== Required work ==
Return the lines from the one with "Give me the D3.js source for this chart." through the one with "const gfrpUnloadLoad = [0, 1560];", exactly as they appear and with no pictures.

== Recorded data ==
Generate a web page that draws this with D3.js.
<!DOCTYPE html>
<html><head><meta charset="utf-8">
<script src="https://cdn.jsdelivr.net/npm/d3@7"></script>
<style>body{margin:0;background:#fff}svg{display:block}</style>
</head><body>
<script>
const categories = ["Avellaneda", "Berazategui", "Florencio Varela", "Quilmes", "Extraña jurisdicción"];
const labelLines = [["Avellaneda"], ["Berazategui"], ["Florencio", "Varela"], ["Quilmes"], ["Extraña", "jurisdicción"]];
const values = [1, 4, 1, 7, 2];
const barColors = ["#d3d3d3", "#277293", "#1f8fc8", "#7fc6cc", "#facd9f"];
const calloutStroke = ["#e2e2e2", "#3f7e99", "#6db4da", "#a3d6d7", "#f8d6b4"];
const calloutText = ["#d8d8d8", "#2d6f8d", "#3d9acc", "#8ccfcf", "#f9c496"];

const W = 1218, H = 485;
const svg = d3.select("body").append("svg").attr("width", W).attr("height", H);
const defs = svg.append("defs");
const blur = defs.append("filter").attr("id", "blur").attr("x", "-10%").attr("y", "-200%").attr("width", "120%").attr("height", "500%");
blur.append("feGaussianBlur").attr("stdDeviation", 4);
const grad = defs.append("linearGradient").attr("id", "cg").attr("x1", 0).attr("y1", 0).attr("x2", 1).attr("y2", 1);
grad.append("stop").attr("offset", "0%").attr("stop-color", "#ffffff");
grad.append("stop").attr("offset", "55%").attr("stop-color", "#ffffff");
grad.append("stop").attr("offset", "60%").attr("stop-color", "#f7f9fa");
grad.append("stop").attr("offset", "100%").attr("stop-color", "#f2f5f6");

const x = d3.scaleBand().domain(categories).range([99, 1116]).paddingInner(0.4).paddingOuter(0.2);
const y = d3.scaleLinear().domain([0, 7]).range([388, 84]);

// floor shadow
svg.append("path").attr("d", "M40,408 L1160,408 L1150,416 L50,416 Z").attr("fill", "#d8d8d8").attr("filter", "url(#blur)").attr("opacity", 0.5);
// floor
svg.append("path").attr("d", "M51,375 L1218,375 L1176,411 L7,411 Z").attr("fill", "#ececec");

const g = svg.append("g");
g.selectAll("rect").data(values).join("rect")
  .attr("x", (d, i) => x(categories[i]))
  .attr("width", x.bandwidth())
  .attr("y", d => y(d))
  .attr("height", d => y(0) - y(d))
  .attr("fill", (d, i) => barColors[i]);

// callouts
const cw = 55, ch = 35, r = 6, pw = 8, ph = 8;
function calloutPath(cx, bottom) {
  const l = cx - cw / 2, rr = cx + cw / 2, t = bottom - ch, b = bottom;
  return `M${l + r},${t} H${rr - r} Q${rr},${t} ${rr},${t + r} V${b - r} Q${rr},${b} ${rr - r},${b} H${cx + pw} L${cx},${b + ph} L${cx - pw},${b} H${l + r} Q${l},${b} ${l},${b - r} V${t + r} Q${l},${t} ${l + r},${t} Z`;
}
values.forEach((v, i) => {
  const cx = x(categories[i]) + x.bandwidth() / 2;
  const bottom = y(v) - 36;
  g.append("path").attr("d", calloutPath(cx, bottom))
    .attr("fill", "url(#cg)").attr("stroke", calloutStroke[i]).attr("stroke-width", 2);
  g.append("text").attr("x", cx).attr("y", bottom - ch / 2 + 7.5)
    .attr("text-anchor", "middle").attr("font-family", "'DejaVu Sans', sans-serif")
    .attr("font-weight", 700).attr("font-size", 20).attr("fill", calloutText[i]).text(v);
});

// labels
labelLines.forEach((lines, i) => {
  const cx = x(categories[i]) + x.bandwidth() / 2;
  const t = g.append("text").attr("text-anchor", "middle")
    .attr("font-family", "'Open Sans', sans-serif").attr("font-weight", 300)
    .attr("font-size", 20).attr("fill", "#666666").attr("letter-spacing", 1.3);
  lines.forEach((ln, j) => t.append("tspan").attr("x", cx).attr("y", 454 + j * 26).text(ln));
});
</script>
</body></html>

==

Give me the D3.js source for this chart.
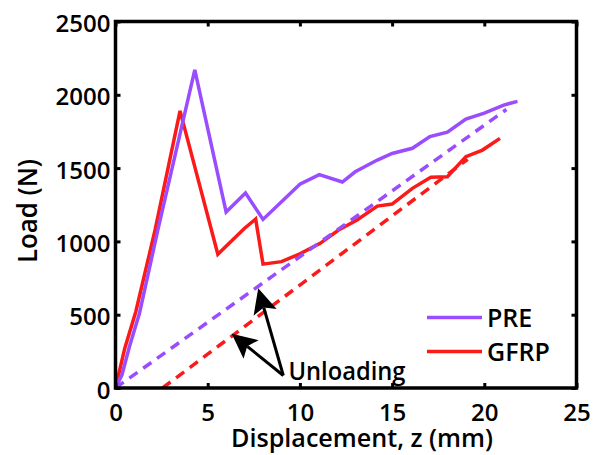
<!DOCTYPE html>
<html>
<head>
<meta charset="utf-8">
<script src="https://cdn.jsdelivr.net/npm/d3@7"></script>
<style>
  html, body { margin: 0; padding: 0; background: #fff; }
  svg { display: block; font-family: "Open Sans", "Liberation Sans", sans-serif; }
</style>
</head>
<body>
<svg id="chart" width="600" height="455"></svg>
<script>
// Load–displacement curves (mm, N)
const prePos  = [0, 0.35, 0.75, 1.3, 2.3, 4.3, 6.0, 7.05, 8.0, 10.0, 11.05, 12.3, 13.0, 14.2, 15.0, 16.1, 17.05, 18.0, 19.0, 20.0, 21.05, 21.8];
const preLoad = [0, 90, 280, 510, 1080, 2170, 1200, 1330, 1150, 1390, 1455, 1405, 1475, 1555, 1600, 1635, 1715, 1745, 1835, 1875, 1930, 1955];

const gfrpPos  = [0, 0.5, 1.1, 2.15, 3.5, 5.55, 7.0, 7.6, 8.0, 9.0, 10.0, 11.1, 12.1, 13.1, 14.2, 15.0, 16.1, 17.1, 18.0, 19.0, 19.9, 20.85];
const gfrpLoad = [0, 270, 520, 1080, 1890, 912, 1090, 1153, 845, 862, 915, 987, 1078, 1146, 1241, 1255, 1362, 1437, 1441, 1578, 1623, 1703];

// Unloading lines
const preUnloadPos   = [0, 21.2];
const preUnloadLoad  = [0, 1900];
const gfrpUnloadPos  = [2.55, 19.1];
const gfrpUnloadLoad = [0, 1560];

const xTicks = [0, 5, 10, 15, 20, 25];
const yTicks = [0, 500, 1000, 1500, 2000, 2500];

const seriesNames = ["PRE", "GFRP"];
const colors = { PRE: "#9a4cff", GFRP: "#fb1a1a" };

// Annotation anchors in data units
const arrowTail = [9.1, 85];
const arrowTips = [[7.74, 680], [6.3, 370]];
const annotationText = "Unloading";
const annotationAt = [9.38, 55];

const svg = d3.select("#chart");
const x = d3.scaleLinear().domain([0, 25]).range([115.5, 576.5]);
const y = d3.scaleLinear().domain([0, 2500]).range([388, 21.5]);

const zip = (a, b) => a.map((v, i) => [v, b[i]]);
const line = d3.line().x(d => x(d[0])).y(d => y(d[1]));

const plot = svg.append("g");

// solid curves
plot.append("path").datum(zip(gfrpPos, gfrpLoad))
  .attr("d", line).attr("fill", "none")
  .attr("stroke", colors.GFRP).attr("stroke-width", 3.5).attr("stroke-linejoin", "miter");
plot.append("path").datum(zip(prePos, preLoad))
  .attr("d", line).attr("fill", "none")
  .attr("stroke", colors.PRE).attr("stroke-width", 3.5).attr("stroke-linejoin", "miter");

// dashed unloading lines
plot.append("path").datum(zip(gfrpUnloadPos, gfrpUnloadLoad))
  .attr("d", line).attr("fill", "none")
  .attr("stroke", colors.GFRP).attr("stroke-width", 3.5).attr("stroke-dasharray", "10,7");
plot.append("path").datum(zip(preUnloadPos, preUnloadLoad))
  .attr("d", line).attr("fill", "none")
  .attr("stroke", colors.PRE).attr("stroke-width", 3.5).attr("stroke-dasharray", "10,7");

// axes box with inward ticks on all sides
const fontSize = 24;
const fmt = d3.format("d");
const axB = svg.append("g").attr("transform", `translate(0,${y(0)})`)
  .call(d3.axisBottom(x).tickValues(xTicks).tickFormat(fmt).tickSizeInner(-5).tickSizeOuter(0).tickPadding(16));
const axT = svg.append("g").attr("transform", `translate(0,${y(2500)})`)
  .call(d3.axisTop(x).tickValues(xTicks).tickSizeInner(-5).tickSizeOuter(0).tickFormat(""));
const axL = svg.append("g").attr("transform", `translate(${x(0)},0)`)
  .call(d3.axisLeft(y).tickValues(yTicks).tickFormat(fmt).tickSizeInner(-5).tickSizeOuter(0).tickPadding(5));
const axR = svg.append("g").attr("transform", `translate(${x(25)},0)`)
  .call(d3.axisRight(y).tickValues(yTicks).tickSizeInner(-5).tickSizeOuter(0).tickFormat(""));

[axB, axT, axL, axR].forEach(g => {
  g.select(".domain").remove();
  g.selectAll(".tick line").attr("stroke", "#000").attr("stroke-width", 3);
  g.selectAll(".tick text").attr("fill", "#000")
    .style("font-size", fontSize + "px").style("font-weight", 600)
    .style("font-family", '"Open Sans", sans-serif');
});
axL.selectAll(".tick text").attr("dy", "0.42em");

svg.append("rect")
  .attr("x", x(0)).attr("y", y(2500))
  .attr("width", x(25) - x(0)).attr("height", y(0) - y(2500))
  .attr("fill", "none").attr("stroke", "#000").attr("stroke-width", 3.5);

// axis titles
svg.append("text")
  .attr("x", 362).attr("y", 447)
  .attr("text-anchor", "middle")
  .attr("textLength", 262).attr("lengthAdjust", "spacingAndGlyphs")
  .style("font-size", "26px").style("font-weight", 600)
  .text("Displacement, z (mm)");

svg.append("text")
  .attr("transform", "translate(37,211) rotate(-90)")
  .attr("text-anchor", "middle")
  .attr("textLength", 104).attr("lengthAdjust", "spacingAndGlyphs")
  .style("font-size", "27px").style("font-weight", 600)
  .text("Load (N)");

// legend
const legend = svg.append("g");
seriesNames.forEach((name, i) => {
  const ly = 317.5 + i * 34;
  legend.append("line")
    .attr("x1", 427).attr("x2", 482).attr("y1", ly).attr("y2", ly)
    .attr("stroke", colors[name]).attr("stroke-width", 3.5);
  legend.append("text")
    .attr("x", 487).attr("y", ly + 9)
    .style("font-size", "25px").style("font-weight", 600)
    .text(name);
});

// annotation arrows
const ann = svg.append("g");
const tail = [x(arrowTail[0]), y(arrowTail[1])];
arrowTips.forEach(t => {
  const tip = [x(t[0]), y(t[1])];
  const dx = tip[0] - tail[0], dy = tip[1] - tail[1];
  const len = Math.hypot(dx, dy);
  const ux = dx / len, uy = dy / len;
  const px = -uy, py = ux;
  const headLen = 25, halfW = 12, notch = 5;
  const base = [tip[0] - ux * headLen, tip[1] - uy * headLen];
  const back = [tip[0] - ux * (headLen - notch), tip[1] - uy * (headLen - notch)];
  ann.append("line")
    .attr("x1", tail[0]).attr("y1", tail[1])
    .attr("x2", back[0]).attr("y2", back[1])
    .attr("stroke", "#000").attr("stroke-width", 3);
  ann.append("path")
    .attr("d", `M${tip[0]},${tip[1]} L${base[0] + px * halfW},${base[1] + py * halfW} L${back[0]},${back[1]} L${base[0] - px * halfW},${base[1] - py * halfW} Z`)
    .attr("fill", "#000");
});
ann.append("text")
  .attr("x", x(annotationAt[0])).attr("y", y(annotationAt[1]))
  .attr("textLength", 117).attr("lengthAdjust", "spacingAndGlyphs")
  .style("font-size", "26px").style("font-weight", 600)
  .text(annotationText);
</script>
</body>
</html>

== Finished answer ==
Give me the D3.js source for this chart.
<!DOCTYPE html>
<html>
<head>
<meta charset="utf-8">
<script src="https://cdn.jsdelivr.net/npm/d3@7"></script>
<style>
  html, body { margin: 0; padding: 0; background: #fff; }
  svg { display: block; font-family: "Open Sans", "Liberation Sans", sans-serif; }
</style>
</head>
<body>
<svg id="chart" width="600" height="455"></svg>
<script>
// Load–displacement curves (mm, N)
const prePos  = [0, 0.35, 0.75, 1.3, 2.3, 4.3, 6.0, 7.05, 8.0, 10.0, 11.05, 12.3, 13.0, 14.2, 15.0, 16.1, 17.05, 18.0, 19.0, 20.0, 21.05, 21.8];
const preLoad = [0, 90, 280, 510, 1080, 2170, 1200, 1330, 1150, 1390, 1455, 1405, 1475, 1555, 1600, 1635, 1715, 1745, 1835, 1875, 1930, 1955];

const gfrpPos  = [0, 0.5, 1.1, 2.15, 3.5, 5.55, 7.0, 7.6, 8.0, 9.0, 10.0, 11.1, 12.1, 13.1, 14.2, 15.0, 16.1, 17.1, 18.0, 19.0, 19.9, 20.85];
const gfrpLoad = [0, 270, 520, 1080, 1890, 912, 1090, 1153, 845, 862, 915, 987, 1078, 1146, 1241, 1255, 1362, 1437, 1441, 1578, 1623, 1703];

// Unloading lines
const preUnloadPos   = [0, 21.2];
const preUnloadLoad  = [0, 1900];
const gfrpUnloadPos  = [2.55, 19.1];
const gfrpUnloadLoad = [0, 1560];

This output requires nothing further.